In the long run, you save money with conventional loans. With higher down payments, you put more toward your loan, reducing the amount of years and the monthly payment you will spend over the life of the loan. There are possibilities within the construct of conventional loans that you might not have with a federal loan, because private entities own it.
Conventional Home Loan:
- Higher or lower interest rates depending on score
- No federal regulations
- Shorter private insurance times
- Requires 20% down
- Privately owned
Protect Your Financial Health and Financial Well-being
Buying a home can be a complicated and emotional endeavor. The excitation is often shadowed by the concern for your finances. Buying a home should ultimately work to improve your overall financial health. Depending on the cost of your home, and other factors such as interest rate etc. homeownership costs less than renting, builds credit, and does not throw your money away. You build equity that could potentially bring you money down the road. However, purchasing a home is expensive.
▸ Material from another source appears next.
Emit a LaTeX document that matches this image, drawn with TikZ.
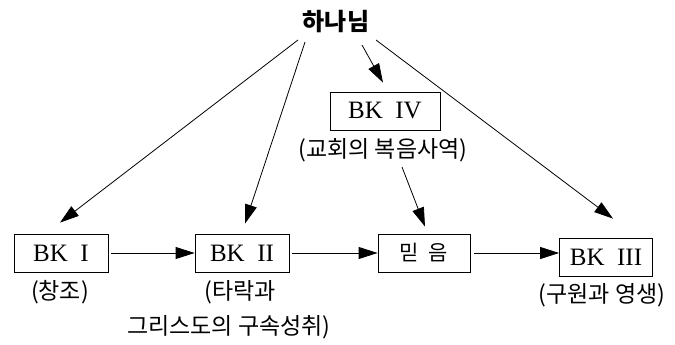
\documentclass[tikz,border=0pt]{standalone}
\usepackage{fontspec}
\setmainfont{Liberation Serif}
\newfontfamily\kr{Noto Sans CJK KR}
\usetikzlibrary{arrows.meta}
\tikzset{
  bkbox/.style={draw, line width=0.8pt, minimum height=38pt, inner sep=0pt, font=\fontsize{25}{25}\selectfont},
  lbl/.style={font=\kr\fontsize{23}{24}\selectfont, inner sep=0pt},
  arr/.style={-{Triangle[length=19pt,width=12pt]}, line width=0.8pt}
}
\begin{document}
\begin{tikzpicture}[x=1pt,y=-1pt]
\useasboundingbox (0,0) rectangle (675,345);
\node[font=\kr\bfseries\fontsize{24}{24}\selectfont, inner sep=0pt] (god) at (336,22) {하나님};
\node[bkbox, minimum width=94pt] (bk1) at (61,253) {BK\ \ I};
\node[bkbox, minimum width=94pt] (bk2) at (242,253) {BK\ \ II};
\node[bkbox, minimum width=92pt, font=\kr\fontsize{21}{22}\selectfont] (mid) at (424,253) {믿\ \ 음};
\node[bkbox, minimum width=93pt] (bk3) at (606,257) {BK\ \ III};
\node[bkbox, minimum width=110pt] (bk4) at (385,111) {BK\ \ IV};
\node[lbl] (l4) at (383,150) {(교회의 복음사역)};
\node[lbl] (l1) at (60,292) {(창조)};
\node[lbl] (l2) at (240,292) {(타락과};
\node[lbl] (l2b) at (229,327) {그리스도의 구속성취)};
\node[lbl] (l3) at (602,295) {(구원과 영생)};
\draw[arr] ([xshift=-38pt,yshift=-18pt]god.center) -- ([xshift=-1pt,yshift=11pt]bk1.north);
\draw[arr] ([xshift=-31pt,yshift=-20pt]god.center) -- ([xshift=3pt,yshift=10pt]bk2.north);
\draw[arr] ([xshift=26pt,yshift=-23pt]god.center) -- ([xshift=-2pt,yshift=9pt]bk4.north);
\draw[arr] ([xshift=40pt,yshift=-18pt]god.center) -- ([xshift=7pt,yshift=19pt]bk3.north);
\draw[arr] ([xshift=19pt,yshift=-17pt]l4.center) -- ([xshift=1pt,yshift=7pt]mid.north);
\draw[arr, shorten <=3pt] (bk1.east) -- (bk2.west);
\draw[arr, shorten <=3pt] (bk2.east) -- (mid.west);
\draw[arr, shorten <=4pt] (mid.east) -- (mid.east -| bk3.west);
\end{tikzpicture}
\end{document}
Even if you do not have to pay for a down payment, closing costs can average up to $7,500 (or more) if the seller does not agree to pay them. Inspections, appraisals, underwriting and application fees, title fees, prepaid property taxes, state recording fees (if true in your state), escrow fees, agent fees, and for any upgrades not negotiated in your agreement also come at extra cost. Therefore, it is important you go into purchasing a home knowing what is expected, so you can make the decision that most benefits you.
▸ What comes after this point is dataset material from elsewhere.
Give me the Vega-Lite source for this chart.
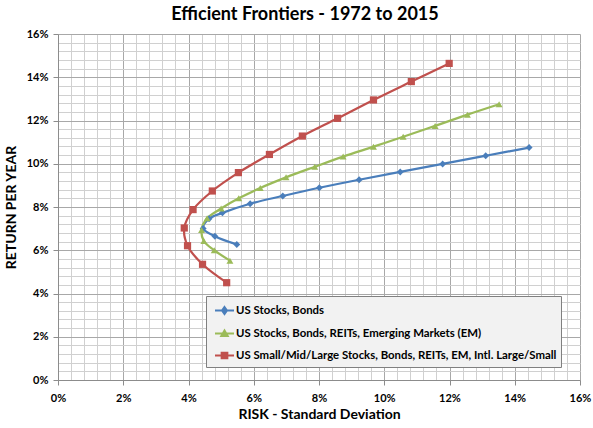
{
  "$schema": "https://vega.github.io/schema/vega-lite/v6.json",
  "autosize": {"type": "none"},
  "width": 522,
  "height": 346,
  "padding": {"left": 58, "top": 34, "right": 13, "bottom": 48},
  "background": "white",
  "title": {
    "text": "Efficient Frontiers - 1972 to 2015",
    "font": "Lato",
    "fontSize": 18,
    "fontWeight": "bold",
    "color": "#000000",
    "anchor": "middle",
    "frame": "group",
    "baseline": "bottom",
    "offset": -14,
    "dx": -14
  },
  "datasets": {
    "frontiers": [
      {"series": "US Stocks, Bonds", "i": 1, "risk": 5.48, "ret": 6.27},
      {"series": "US Stocks, Bonds", "i": 2, "risk": 4.81, "ret": 6.65},
      {"series": "US Stocks, Bonds", "i": 3, "risk": 4.45, "ret": 7.01},
      {"series": "US Stocks, Bonds", "i": 4, "risk": 4.63, "ret": 7.46},
      {"series": "US Stocks, Bonds", "i": 5, "risk": 5.04, "ret": 7.73},
      {"series": "US Stocks, Bonds", "i": 6, "risk": 5.89, "ret": 8.15},
      {"series": "US Stocks, Bonds", "i": 7, "risk": 6.89, "ret": 8.51},
      {"series": "US Stocks, Bonds", "i": 8, "risk": 8.01, "ret": 8.89},
      {"series": "US Stocks, Bonds", "i": 9, "risk": 9.23, "ret": 9.26},
      {"series": "US Stocks, Bonds", "i": 10, "risk": 10.49, "ret": 9.62},
      {"series": "US Stocks, Bonds", "i": 11, "risk": 11.79, "ret": 9.99},
      {"series": "US Stocks, Bonds", "i": 12, "risk": 13.11, "ret": 10.37},
      {"series": "US Stocks, Bonds", "i": 13, "risk": 14.44, "ret": 10.75},
      {"series": "US Stocks, Bonds, REITs, Emerging Markets (EM)", "i": 1, "risk": 5.27, "ret": 5.52},
      {"series": "US Stocks, Bonds, REITs, Emerging Markets (EM)", "i": 2, "risk": 4.79, "ret": 6.0},
      {"series": "US Stocks, Bonds, REITs, Emerging Markets (EM)", "i": 3, "risk": 4.47, "ret": 6.43},
      {"series": "US Stocks, Bonds, REITs, Emerging Markets (EM)", "i": 4, "risk": 4.4, "ret": 6.94},
      {"series": "US Stocks, Bonds, REITs, Emerging Markets (EM)", "i": 5, "risk": 4.57, "ret": 7.48},
      {"series": "US Stocks, Bonds, REITs, Emerging Markets (EM)", "i": 6, "risk": 5.0, "ret": 7.93},
      {"series": "US Stocks, Bonds, REITs, Emerging Markets (EM)", "i": 7, "risk": 5.54, "ret": 8.4},
      {"series": "US Stocks, Bonds, REITs, Emerging Markets (EM)", "i": 8, "risk": 6.2, "ret": 8.88},
      {"series": "US Stocks, Bonds, REITs, Emerging Markets (EM)", "i": 9, "risk": 6.99, "ret": 9.37},
      {"series": "US Stocks, Bonds, REITs, Emerging Markets (EM)", "i": 10, "risk": 7.87, "ret": 9.86},
      {"series": "US Stocks, Bonds, REITs, Emerging Markets (EM)", "i": 11, "risk": 8.74, "ret": 10.33},
      {"series": "US Stocks, Bonds, REITs, Emerging Markets (EM)", "i": 12, "risk": 9.67, "ret": 10.79},
      {"series": "US Stocks, Bonds, REITs, Emerging Markets (EM)", "i": 13, "risk": 10.58, "ret": 11.25},
      {"series": "US Stocks, Bonds, REITs, Emerging Markets (EM)", "i": 14, "risk": 11.56, "ret": 11.75},
      {"series": "US Stocks, Bonds, REITs, Emerging Markets (EM)", "i": 15, "risk": 12.55, "ret": 12.27},
      {"series": "US Stocks, Bonds, REITs, Emerging Markets (EM)", "i": 16, "risk": 13.52, "ret": 12.75},
      {"series": "US Small/Mid/Large Stocks, Bonds, REITs, EM, Intl. Large/Small", "i": 1, "risk": 5.17, "ret": 4.5},
      {"series": "US Small/Mid/Large Stocks, Bonds, REITs, EM, Intl. Large/Small", "i": 2, "risk": 4.43, "ret": 5.35},
      {"series": "US Small/Mid/Large Stocks, Bonds, REITs, EM, Intl. Large/Small", "i": 3, "risk": 3.97, "ret": 6.21},
      {"series": "US Small/Mid/Large Stocks, Bonds, REITs, EM, Intl. Large/Small", "i": 4, "risk": 3.87, "ret": 7.03},
      {"series": "US Small/Mid/Large Stocks, Bonds, REITs, EM, Intl. Large/Small", "i": 5, "risk": 4.14, "ret": 7.88},
      {"series": "US Small/Mid/Large Stocks, Bonds, REITs, EM, Intl. Large/Small", "i": 6, "risk": 4.73, "ret": 8.74},
      {"series": "US Small/Mid/Large Stocks, Bonds, REITs, EM, Intl. Large/Small", "i": 7, "risk": 5.53, "ret": 9.59},
      {"series": "US Small/Mid/Large Stocks, Bonds, REITs, EM, Intl. Large/Small", "i": 8, "risk": 6.48, "ret": 10.43},
      {"series": "US Small/Mid/Large Stocks, Bonds, REITs, EM, Intl. Large/Small", "i": 9, "risk": 7.49, "ret": 11.28},
      {"series": "US Small/Mid/Large Stocks, Bonds, REITs, EM, Intl. Large/Small", "i": 10, "risk": 8.57, "ret": 12.1},
      {"series": "US Small/Mid/Large Stocks, Bonds, REITs, EM, Intl. Large/Small", "i": 11, "risk": 9.67, "ret": 12.95},
      {"series": "US Small/Mid/Large Stocks, Bonds, REITs, EM, Intl. Large/Small", "i": 12, "risk": 10.83, "ret": 13.8},
      {"series": "US Small/Mid/Large Stocks, Bonds, REITs, EM, Intl. Large/Small", "i": 13, "risk": 11.99, "ret": 14.64}
    ]
  },
  "data": {"name": "frontiers"},
  "encoding": {
    "x": {
      "field": "risk",
      "type": "quantitative",
      "scale": {"domain": [0, 16], "nice": false, "zero": false},
      "axis": {
        "title": "RISK - Standard Deviation",
        "values": [0, 0.4, 0.8, 1.2, 1.6, 2, 2.4, 2.8, 3.2, 3.6, 4, 4.4, 4.8, 5.2, 5.6, 6, 6.4, 6.8, 7.2, 7.6, 8, 8.4, 8.8, 9.2, 9.6, 10, 10.4, 10.8, 11.2, 11.6, 12, 12.4, 12.8, 13.2, 13.6, 14, 14.4, 14.8, 15.2, 15.6, 16],
        "labelExpr": "datum.value % 2 === 0 ? datum.value + '%' : ''",
        "gridColor": {"condition": {"test": "datum.value % 2 === 0", "value": "#a8a8a8"}, "value": "#d0d0d0"},
        "tickColor": {"condition": {"test": "datum.value % 2 === 0", "value": "#8c8c8c"}, "value": "transparent"},
        "labelPadding": 7,
        "titlePadding": 4
      }
    },
    "y": {
      "field": "ret",
      "type": "quantitative",
      "scale": {"domain": [0, 16], "nice": false, "zero": false},
      "axis": {
        "title": "RETURN PER YEAR",
        "values": [0, 0.4, 0.8, 1.2, 1.6, 2, 2.4, 2.8, 3.2, 3.6, 4, 4.4, 4.8, 5.2, 5.6, 6, 6.4, 6.8, 7.2, 7.6, 8, 8.4, 8.8, 9.2, 9.6, 10, 10.4, 10.8, 11.2, 11.6, 12, 12.4, 12.8, 13.2, 13.6, 14, 14.4, 14.8, 15.2, 15.6, 16],
        "labelExpr": "datum.value % 2 === 0 ? datum.value + '%' : ''",
        "gridColor": {"condition": {"test": "datum.value % 2 === 0", "value": "#a8a8a8"}, "value": "#d0d0d0"},
        "tickColor": {"condition": {"test": "datum.value % 2 === 0", "value": "#8c8c8c"}, "value": "transparent"},
        "labelPadding": 5,
        "titlePadding": 8
      }
    },
    "color": {
      "field": "series",
      "type": "nominal",
      "scale": {
        "domain": ["US Stocks, Bonds", "US Stocks, Bonds, REITs, Emerging Markets (EM)", "US Small/Mid/Large Stocks, Bonds, REITs, EM, Intl. Large/Small"],
        "range": ["#4a7ebb", "#9bbb59", "#c0504d"]
      },
      "legend": {
        "title": null,
        "orient": "none",
        "legendX": 148,
        "legendY": 262,
        "padding": 4,
        "symbolOffset": 4,
        "rowPadding": 5,
        "symbolSize": 361,
        "labelOffset": 1,
        "fillColor": "#f2f2f2",
        "strokeColor": "#808080",
        "labelFont": "Lato",
        "labelFontSize": 11.4,
        "labelFontWeight": "bold",
        "labelColor": "#000000",
        "labelLimit": 400,
        "encode": {
          "symbols": {
            "update": {
              "shape": {"signal": "datum.value === 'US Stocks, Bonds' ? 'M-1,0H1M0,-0.36L0.26,0L0,0.36L-0.26,0Z' : datum.value === 'US Stocks, Bonds, REITs, Emerging Markets (EM)' ? 'M-1,0H1M-0.34,0.26L0,-0.32L0.34,0.26Z' : 'M-1,0H1M-0.3,-0.3H0.3V0.3H-0.3Z'"},
              "fill": {"scale": "color", "field": "value"},
              "stroke": {"scale": "color", "field": "value"},
              "strokeWidth": {"value": 2},
              "opacity": {"value": 1}
            }
          }
        }
      }
    }
  },
  "layer": [
    {
      "mark": {"type": "line", "interpolate": "catmull-rom", "strokeWidth": 2.25},
      "encoding": {
        "order": {"field": "i", "type": "quantitative"}
      }
    },
    {
      "transform": [{"filter": "datum.series === 'US Stocks, Bonds'"}],
      "mark": {"type": "point", "shape": "diamond", "filled": true, "opacity": 1, "size": 48}
    },
    {
      "transform": [{"filter": "datum.series === 'US Stocks, Bonds, REITs, Emerging Markets (EM)'"}],
      "mark": {"type": "point", "shape": "triangle-up", "filled": true, "opacity": 1, "size": 48}
    },
    {
      "transform": [{"filter": "datum.series === 'US Small/Mid/Large Stocks, Bonds, REITs, EM, Intl. Large/Small'"}],
      "mark": {"type": "point", "shape": "square", "filled": true, "opacity": 1, "size": 52}
    },
    {
      "data": {"values": [{"note": "engineeredportfolio.com"}]},
      "mark": {"type": "text", "align": "right", "baseline": "middle", "font": "Lato", "fontSize": 10.5, "color": "#222222", "dx": 8},
      "encoding": {
        "x": {"datum": 16},
        "y": {"datum": -2.0},
        "text": {"field": "note"},
        "color": null
      }
    }
  ],
  "config": {
    "view": {"stroke": null},
    "axis": {
      "labelFont": "Lato",
      "labelFontSize": 11,
      "labelFontWeight": "bold",
      "labelColor": "#000000",
      "labelFlush": false,
      "labelOverlap": false,
      "titleFont": "Lato",
      "titleFontSize": 14,
      "titleFontWeight": "bold",
      "titleColor": "#000000",
      "domainColor": "#8c8c8c",
      "tickSize": 5,
      "gridWidth": 1,
      "gridOpacity": 1
    }
  }
}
Buying a Home Without Putting 20% Down
While purchasing a home can be exciting, it can be a costly experience. However, by taking advantage of 0 down loans, down payment assistance, and improving your credit score, you can cut the cost of purchasing up to 20%. This not only recovers your bottom line, puts more money in your pocket for associated costs or purchases, but it eliminates financial obstacles that may keep you from purchasing your new home.